== THE EXERCISE ==
Return only the number of lines that hold "this".

== Entries with chart source code ==
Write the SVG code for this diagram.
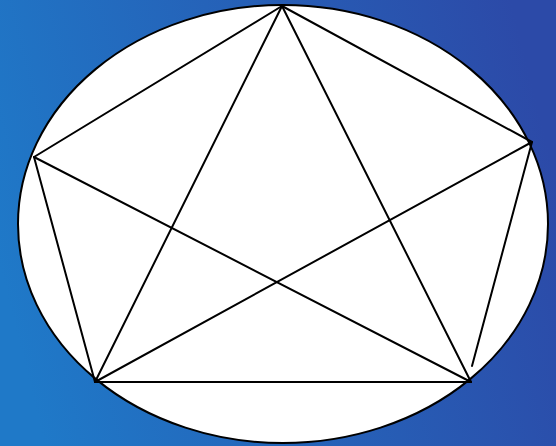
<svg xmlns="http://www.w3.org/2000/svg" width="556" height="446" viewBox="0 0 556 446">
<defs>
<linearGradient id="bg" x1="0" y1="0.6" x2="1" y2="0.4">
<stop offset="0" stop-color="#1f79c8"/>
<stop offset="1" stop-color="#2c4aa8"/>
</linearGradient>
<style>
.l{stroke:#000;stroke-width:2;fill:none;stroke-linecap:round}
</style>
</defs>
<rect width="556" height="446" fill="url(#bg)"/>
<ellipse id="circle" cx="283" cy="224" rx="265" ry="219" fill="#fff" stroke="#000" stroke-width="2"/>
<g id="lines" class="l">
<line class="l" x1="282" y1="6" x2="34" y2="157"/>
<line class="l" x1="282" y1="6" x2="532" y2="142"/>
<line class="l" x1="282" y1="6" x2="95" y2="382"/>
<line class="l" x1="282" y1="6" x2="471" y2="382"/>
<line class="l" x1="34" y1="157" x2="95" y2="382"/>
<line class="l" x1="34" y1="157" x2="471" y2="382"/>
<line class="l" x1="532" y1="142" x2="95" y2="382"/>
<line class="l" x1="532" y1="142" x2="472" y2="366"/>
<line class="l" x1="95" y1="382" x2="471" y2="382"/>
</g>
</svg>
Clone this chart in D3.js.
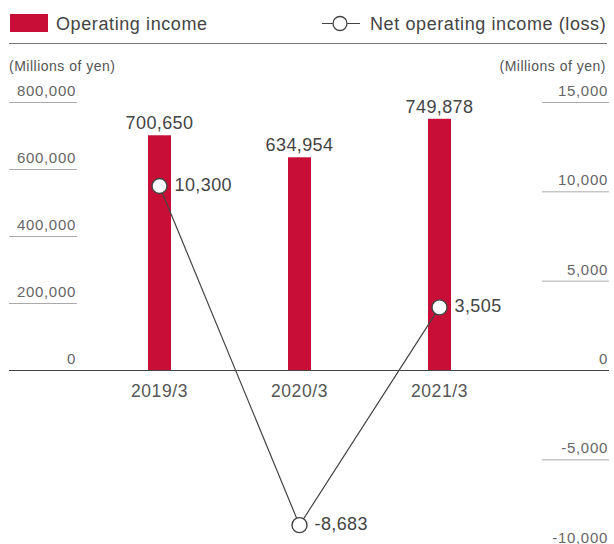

== WORKED ANSWER ==
2